:: OBJECTIVE ::
Copy the records below exactly, omitting any pictures they contain.

╭─ RECORDS PROVIDED

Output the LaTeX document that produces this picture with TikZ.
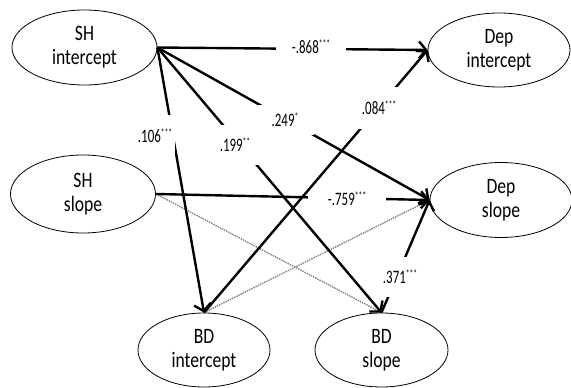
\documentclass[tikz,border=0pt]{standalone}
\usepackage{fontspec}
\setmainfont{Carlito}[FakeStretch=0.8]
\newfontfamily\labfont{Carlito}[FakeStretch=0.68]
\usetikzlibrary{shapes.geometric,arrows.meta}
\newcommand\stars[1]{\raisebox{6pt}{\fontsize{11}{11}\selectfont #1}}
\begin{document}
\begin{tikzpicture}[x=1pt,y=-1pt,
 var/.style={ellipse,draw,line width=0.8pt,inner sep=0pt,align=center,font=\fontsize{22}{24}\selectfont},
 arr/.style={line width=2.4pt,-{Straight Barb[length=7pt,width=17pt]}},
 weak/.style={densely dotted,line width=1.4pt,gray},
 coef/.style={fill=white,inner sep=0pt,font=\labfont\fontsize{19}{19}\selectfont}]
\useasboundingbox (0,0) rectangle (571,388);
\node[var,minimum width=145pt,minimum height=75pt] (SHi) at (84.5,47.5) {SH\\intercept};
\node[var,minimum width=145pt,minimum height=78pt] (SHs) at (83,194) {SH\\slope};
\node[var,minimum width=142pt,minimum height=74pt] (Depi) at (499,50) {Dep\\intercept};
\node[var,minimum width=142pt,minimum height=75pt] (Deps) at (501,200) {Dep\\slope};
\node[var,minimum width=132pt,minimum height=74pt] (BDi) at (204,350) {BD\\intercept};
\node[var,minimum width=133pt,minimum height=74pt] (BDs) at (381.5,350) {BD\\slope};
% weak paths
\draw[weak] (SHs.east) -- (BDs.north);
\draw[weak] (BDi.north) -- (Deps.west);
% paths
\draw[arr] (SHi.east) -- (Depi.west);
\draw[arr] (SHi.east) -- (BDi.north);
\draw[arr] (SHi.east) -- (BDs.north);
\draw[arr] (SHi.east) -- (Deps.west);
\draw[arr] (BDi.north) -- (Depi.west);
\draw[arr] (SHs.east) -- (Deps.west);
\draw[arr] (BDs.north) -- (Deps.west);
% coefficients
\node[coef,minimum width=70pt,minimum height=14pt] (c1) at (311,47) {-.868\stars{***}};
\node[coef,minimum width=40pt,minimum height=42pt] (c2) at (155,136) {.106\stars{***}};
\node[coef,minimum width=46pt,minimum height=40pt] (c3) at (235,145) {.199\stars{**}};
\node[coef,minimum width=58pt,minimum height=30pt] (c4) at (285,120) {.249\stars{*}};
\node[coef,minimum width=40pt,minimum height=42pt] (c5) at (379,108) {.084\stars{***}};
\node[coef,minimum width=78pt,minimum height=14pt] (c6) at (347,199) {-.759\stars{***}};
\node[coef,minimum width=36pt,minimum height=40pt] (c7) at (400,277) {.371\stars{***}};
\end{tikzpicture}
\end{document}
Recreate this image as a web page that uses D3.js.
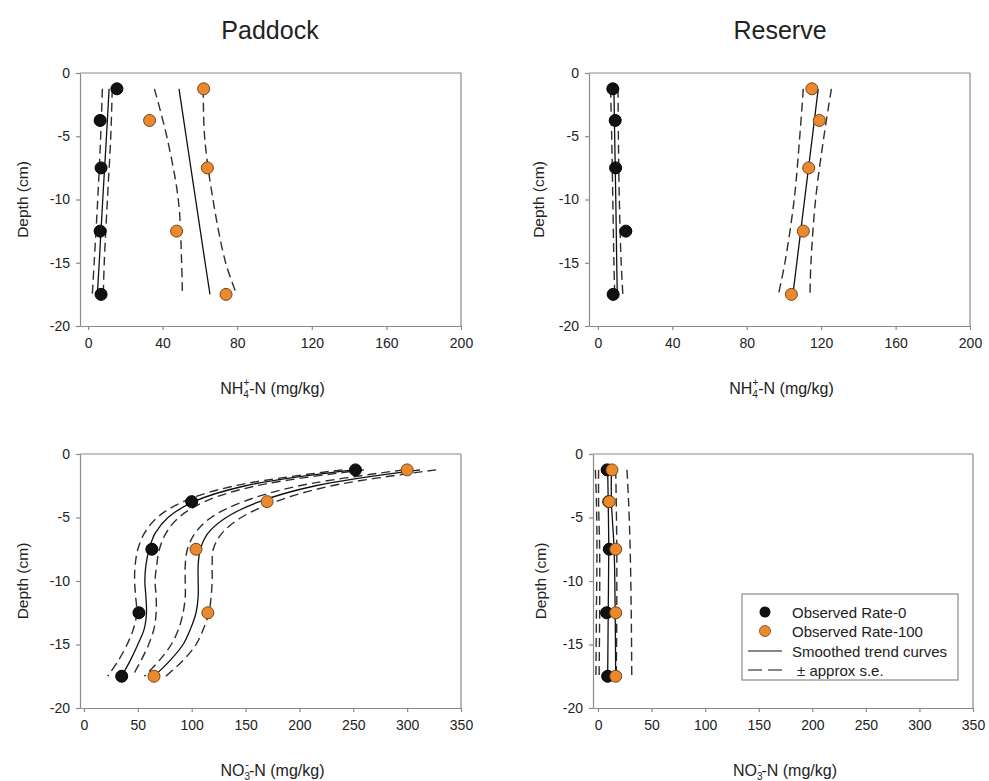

╰─

:: THE REPLY ::
Output the LaTeX document that produces this picture with TikZ.
\documentclass[tikz,border=0pt]{standalone}
\usepackage{fontspec}
\setmainfont{Carlito}[FakeStretch=0.8]
\newfontfamily\labfont{Carlito}[FakeStretch=0.68]
\usetikzlibrary{shapes.geometric,arrows.meta}
\newcommand\stars[1]{\raisebox{6pt}{\fontsize{11}{11}\selectfont #1}}
\begin{document}
\begin{tikzpicture}[x=1pt,y=-1pt,
 var/.style={ellipse,draw,line width=0.8pt,inner sep=0pt,align=center,font=\fontsize{22}{24}\selectfont},
 arr/.style={line width=2.4pt,-{Straight Barb[length=7pt,width=17pt]}},
 weak/.style={densely dotted,line width=1.4pt,gray},
 coef/.style={fill=white,inner sep=0pt,font=\labfont\fontsize{19}{19}\selectfont}]
\useasboundingbox (0,0) rectangle (571,388);
\node[var,minimum width=145pt,minimum height=75pt] (SHi) at (84.5,47.5) {SH\\intercept};
\node[var,minimum width=145pt,minimum height=78pt] (SHs) at (83,194) {SH\\slope};
\node[var,minimum width=142pt,minimum height=74pt] (Depi) at (499,50) {Dep\\intercept};
\node[var,minimum width=142pt,minimum height=75pt] (Deps) at (501,200) {Dep\\slope};
\node[var,minimum width=132pt,minimum height=74pt] (BDi) at (204,350) {BD\\intercept};
\node[var,minimum width=133pt,minimum height=74pt] (BDs) at (381.5,350) {BD\\slope};
% weak paths
\draw[weak] (SHs.east) -- (BDs.north);
\draw[weak] (BDi.north) -- (Deps.west);
% paths
\draw[arr] (SHi.east) -- (Depi.west);
\draw[arr] (SHi.east) -- (BDi.north);
\draw[arr] (SHi.east) -- (BDs.north);
\draw[arr] (SHi.east) -- (Deps.west);
\draw[arr] (BDi.north) -- (Depi.west);
\draw[arr] (SHs.east) -- (Deps.west);
\draw[arr] (BDs.north) -- (Deps.west);
% coefficients
\node[coef,minimum width=70pt,minimum height=14pt] (c1) at (311,47) {-.868\stars{***}};
\node[coef,minimum width=40pt,minimum height=42pt] (c2) at (155,136) {.106\stars{***}};
\node[coef,minimum width=46pt,minimum height=40pt] (c3) at (235,145) {.199\stars{**}};
\node[coef,minimum width=58pt,minimum height=30pt] (c4) at (285,120) {.249\stars{*}};
\node[coef,minimum width=40pt,minimum height=42pt] (c5) at (379,108) {.084\stars{***}};
\node[coef,minimum width=78pt,minimum height=14pt] (c6) at (347,199) {-.759\stars{***}};
\node[coef,minimum width=36pt,minimum height=40pt] (c7) at (400,277) {.371\stars{***}};
\end{tikzpicture}
\end{document}
Recreate this image as a web page that uses D3.js.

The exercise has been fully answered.